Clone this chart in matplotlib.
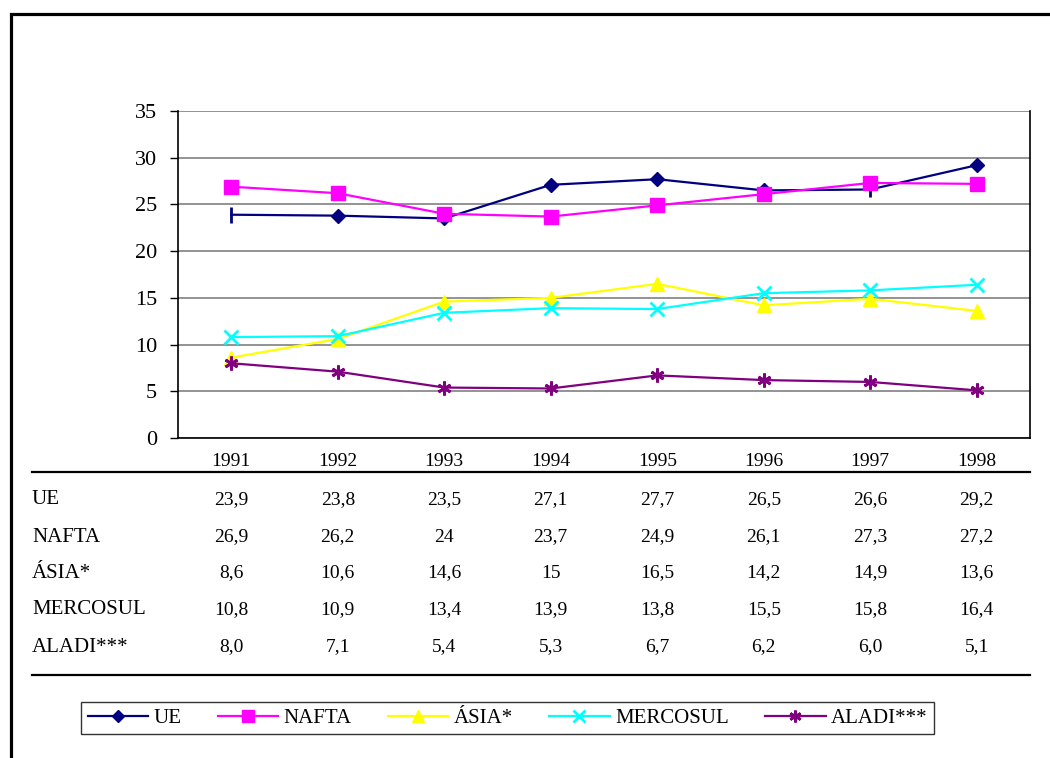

---

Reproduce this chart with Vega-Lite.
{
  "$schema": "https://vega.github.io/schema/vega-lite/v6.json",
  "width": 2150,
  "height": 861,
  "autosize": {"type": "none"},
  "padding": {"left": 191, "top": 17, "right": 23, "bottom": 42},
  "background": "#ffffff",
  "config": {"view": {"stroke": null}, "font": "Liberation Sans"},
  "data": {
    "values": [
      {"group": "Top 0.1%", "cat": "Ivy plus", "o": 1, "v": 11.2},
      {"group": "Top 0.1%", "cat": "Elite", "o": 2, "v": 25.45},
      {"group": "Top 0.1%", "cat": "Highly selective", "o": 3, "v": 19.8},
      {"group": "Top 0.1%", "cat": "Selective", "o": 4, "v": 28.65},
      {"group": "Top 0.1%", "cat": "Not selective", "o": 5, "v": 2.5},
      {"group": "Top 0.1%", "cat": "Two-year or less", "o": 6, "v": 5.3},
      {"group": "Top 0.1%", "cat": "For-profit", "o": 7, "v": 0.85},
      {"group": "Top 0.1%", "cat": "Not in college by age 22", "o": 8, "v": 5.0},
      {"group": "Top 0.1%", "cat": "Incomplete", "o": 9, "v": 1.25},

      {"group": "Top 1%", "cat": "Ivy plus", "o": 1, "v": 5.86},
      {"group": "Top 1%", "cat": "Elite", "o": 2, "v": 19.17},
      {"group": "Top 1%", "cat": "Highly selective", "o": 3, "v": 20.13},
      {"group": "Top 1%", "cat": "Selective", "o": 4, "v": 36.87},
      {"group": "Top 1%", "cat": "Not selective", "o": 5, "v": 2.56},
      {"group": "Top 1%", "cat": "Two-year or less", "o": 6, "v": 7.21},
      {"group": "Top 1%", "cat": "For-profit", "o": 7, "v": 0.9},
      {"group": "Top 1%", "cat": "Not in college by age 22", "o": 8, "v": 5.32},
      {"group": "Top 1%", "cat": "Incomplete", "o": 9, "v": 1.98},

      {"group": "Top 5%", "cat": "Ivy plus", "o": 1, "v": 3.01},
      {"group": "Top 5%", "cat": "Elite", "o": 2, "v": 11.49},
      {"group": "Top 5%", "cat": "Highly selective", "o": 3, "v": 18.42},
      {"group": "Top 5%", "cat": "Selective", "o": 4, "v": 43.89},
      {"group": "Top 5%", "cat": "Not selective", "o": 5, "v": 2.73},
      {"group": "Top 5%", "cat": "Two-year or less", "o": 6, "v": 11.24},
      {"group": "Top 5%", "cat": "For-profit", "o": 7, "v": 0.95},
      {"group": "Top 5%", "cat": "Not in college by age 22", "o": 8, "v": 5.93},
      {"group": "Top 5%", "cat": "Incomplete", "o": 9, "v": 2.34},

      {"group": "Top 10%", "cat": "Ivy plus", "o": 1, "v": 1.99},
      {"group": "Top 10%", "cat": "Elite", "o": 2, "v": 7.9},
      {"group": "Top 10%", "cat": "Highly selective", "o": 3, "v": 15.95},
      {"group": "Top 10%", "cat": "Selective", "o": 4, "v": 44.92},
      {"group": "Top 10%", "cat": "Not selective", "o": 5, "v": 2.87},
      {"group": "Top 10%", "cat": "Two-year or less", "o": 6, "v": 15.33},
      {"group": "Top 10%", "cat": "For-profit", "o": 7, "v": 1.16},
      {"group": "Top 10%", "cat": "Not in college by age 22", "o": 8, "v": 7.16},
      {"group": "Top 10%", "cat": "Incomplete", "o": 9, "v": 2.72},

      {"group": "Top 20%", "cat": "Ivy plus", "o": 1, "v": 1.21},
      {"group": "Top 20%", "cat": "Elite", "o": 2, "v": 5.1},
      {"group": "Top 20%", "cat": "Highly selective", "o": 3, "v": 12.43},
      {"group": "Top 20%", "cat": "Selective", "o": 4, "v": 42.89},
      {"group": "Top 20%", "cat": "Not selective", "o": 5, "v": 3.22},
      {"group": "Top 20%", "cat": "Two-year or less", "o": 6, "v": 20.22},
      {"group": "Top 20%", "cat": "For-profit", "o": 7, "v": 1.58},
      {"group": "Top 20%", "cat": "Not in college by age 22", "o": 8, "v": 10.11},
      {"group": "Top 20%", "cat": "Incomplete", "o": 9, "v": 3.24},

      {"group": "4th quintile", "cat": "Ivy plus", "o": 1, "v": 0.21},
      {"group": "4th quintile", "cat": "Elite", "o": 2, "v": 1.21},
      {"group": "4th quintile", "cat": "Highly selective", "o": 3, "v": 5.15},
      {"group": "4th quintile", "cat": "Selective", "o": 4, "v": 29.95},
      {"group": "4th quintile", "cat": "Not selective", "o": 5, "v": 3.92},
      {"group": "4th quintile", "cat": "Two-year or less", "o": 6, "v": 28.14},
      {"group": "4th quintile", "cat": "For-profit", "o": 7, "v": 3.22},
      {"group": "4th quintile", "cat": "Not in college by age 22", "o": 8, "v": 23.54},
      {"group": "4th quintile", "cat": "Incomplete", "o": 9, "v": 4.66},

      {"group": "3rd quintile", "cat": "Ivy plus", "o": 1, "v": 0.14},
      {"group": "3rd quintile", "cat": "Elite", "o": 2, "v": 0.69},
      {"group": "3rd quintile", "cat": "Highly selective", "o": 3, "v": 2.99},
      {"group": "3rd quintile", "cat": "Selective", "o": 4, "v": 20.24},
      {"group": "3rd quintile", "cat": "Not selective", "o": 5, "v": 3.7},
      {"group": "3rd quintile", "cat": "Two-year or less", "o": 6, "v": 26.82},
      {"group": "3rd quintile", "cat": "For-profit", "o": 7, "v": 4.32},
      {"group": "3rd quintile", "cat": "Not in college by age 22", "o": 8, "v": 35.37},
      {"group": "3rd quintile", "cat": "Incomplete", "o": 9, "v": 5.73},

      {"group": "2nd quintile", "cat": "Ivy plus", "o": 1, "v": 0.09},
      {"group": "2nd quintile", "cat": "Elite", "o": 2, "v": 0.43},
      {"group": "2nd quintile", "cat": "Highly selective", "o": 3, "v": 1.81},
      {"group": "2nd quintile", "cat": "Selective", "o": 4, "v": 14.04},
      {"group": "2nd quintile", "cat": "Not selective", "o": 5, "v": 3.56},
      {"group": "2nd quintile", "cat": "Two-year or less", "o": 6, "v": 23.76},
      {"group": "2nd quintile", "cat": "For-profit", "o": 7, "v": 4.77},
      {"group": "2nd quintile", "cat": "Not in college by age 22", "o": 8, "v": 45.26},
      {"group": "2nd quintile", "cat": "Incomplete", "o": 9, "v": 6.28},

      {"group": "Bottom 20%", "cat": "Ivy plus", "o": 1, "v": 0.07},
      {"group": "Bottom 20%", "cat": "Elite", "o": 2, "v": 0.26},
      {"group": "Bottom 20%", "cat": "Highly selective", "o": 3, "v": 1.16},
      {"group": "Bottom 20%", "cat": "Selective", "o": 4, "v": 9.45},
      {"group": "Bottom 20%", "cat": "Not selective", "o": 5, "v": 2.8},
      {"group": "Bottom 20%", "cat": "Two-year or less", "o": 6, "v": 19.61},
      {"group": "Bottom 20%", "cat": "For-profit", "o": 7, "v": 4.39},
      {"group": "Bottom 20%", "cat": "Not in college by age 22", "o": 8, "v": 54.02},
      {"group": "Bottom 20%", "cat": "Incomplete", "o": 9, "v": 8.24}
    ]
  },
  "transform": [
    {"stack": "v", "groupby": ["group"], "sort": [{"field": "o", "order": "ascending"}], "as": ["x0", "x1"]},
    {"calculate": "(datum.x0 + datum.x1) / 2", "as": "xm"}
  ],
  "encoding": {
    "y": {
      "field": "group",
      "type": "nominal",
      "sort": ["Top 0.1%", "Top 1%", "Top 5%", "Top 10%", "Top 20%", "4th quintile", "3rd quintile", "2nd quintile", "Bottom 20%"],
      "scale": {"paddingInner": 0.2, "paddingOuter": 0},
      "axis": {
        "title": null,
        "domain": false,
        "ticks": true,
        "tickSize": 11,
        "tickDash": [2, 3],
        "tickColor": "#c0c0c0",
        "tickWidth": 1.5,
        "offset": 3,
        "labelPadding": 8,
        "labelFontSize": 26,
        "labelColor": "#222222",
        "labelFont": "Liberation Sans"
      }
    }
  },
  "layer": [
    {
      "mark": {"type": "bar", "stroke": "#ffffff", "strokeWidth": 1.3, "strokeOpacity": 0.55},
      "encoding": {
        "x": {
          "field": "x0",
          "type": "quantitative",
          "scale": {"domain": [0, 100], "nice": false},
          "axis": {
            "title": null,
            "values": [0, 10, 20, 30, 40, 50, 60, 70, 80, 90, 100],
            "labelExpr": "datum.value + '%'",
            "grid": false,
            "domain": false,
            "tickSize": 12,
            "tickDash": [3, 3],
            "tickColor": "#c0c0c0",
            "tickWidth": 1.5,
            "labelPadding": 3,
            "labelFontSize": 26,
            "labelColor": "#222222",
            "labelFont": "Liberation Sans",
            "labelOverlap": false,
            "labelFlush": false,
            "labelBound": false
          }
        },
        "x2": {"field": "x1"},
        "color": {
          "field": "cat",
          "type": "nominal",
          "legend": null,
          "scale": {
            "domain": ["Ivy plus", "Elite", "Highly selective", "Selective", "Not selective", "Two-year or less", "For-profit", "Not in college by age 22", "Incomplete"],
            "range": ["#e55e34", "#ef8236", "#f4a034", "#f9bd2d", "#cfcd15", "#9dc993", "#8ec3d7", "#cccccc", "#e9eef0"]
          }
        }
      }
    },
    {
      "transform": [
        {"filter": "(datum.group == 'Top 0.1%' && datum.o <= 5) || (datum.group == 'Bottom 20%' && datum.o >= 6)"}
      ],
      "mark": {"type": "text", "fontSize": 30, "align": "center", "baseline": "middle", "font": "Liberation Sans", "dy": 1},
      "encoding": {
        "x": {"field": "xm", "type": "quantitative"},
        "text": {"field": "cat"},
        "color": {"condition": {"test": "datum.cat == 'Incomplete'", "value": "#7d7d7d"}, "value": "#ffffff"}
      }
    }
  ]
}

...

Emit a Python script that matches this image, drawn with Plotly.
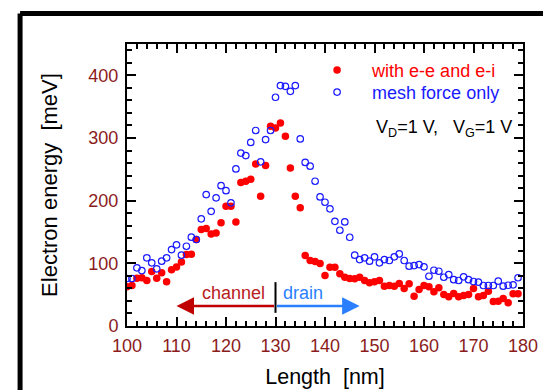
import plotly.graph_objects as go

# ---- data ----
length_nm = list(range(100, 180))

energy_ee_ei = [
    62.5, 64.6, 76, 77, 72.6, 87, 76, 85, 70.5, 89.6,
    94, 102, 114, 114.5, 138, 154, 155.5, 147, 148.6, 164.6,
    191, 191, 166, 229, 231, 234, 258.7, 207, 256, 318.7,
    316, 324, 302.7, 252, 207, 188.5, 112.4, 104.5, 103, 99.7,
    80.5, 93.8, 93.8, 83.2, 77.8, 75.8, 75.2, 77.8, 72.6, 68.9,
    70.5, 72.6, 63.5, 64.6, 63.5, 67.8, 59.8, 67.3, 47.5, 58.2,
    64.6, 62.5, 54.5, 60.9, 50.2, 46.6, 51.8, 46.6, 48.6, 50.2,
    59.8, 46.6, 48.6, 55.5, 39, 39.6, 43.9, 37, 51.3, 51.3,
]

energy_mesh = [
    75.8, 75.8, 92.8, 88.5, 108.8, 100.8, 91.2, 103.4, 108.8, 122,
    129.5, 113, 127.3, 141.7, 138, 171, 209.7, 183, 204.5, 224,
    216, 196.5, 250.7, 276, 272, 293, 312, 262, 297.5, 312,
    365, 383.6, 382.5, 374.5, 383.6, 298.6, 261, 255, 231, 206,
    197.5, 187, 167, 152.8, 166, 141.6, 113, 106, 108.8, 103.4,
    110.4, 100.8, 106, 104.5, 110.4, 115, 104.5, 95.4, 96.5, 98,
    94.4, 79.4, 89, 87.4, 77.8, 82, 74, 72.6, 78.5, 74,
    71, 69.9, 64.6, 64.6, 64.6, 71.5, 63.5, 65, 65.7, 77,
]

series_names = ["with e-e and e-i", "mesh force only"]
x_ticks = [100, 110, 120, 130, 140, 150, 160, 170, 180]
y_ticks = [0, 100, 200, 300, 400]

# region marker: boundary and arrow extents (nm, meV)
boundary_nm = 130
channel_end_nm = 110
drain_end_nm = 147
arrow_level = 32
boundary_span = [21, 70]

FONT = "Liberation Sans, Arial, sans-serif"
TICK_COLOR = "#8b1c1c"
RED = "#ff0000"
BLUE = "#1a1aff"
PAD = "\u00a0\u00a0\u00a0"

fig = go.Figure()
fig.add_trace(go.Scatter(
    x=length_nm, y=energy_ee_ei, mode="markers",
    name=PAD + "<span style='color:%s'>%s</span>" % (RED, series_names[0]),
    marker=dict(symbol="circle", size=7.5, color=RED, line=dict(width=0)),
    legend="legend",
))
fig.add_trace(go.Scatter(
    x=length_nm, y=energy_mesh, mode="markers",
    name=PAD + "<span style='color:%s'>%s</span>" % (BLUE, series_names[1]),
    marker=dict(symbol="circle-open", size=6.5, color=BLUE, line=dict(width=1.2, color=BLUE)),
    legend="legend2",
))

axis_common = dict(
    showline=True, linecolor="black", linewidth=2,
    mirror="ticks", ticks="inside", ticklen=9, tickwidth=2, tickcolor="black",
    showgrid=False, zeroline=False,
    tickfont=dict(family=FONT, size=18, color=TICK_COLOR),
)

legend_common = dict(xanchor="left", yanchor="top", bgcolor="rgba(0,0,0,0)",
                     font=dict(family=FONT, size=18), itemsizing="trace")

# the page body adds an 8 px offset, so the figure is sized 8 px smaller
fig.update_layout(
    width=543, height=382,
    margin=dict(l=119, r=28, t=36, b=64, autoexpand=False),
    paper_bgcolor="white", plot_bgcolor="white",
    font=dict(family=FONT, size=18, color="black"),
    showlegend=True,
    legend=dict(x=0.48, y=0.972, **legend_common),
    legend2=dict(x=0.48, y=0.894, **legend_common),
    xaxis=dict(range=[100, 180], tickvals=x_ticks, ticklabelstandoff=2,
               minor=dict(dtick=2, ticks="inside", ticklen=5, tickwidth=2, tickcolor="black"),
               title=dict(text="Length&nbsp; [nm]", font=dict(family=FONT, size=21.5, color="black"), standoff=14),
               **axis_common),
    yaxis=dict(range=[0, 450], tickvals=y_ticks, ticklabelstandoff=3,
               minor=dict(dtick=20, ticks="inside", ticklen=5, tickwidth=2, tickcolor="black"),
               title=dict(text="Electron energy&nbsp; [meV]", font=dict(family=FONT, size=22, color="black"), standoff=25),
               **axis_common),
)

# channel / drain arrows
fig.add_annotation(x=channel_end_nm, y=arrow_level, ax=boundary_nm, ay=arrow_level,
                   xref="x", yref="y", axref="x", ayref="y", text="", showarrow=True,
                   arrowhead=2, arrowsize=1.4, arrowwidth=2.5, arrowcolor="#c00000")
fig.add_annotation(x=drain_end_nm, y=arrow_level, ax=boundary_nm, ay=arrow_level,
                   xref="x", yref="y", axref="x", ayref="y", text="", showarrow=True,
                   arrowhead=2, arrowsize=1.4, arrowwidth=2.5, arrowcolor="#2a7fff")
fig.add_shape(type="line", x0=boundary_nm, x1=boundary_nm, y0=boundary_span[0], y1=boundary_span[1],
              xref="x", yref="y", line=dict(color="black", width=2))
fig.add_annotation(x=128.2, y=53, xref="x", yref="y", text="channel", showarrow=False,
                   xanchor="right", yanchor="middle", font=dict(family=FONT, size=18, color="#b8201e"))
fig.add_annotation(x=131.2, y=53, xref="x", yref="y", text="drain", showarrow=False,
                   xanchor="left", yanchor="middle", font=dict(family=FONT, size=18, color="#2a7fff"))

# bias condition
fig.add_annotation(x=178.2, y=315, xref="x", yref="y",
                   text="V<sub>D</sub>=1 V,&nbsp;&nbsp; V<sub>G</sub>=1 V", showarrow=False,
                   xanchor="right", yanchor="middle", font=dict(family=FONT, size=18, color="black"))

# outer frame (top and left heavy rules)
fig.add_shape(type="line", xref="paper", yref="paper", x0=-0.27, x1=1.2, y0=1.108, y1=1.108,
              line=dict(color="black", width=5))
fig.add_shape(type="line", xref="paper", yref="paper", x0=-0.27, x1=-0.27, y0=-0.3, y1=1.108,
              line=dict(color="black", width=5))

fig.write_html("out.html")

__Task requirements__: Take the lines from the one holding "Emit a Python" to the one holding "boundary_span = [21, 70]", both lines included, and give them again exactly, with no pictures.

__Task response__:
Emit a Python script that matches this image, drawn with Plotly.
import plotly.graph_objects as go

# ---- data ----
length_nm = list(range(100, 180))

energy_ee_ei = [
    62.5, 64.6, 76, 77, 72.6, 87, 76, 85, 70.5, 89.6,
    94, 102, 114, 114.5, 138, 154, 155.5, 147, 148.6, 164.6,
    191, 191, 166, 229, 231, 234, 258.7, 207, 256, 318.7,
    316, 324, 302.7, 252, 207, 188.5, 112.4, 104.5, 103, 99.7,
    80.5, 93.8, 93.8, 83.2, 77.8, 75.8, 75.2, 77.8, 72.6, 68.9,
    70.5, 72.6, 63.5, 64.6, 63.5, 67.8, 59.8, 67.3, 47.5, 58.2,
    64.6, 62.5, 54.5, 60.9, 50.2, 46.6, 51.8, 46.6, 48.6, 50.2,
    59.8, 46.6, 48.6, 55.5, 39, 39.6, 43.9, 37, 51.3, 51.3,
]

energy_mesh = [
    75.8, 75.8, 92.8, 88.5, 108.8, 100.8, 91.2, 103.4, 108.8, 122,
    129.5, 113, 127.3, 141.7, 138, 171, 209.7, 183, 204.5, 224,
    216, 196.5, 250.7, 276, 272, 293, 312, 262, 297.5, 312,
    365, 383.6, 382.5, 374.5, 383.6, 298.6, 261, 255, 231, 206,
    197.5, 187, 167, 152.8, 166, 141.6, 113, 106, 108.8, 103.4,
    110.4, 100.8, 106, 104.5, 110.4, 115, 104.5, 95.4, 96.5, 98,
    94.4, 79.4, 89, 87.4, 77.8, 82, 74, 72.6, 78.5, 74,
    71, 69.9, 64.6, 64.6, 64.6, 71.5, 63.5, 65, 65.7, 77,
]

series_names = ["with e-e and e-i", "mesh force only"]
x_ticks = [100, 110, 120, 130, 140, 150, 160, 170, 180]
y_ticks = [0, 100, 200, 300, 400]

# region marker: boundary and arrow extents (nm, meV)
boundary_nm = 130
channel_end_nm = 110
drain_end_nm = 147
arrow_level = 32
boundary_span = [21, 70]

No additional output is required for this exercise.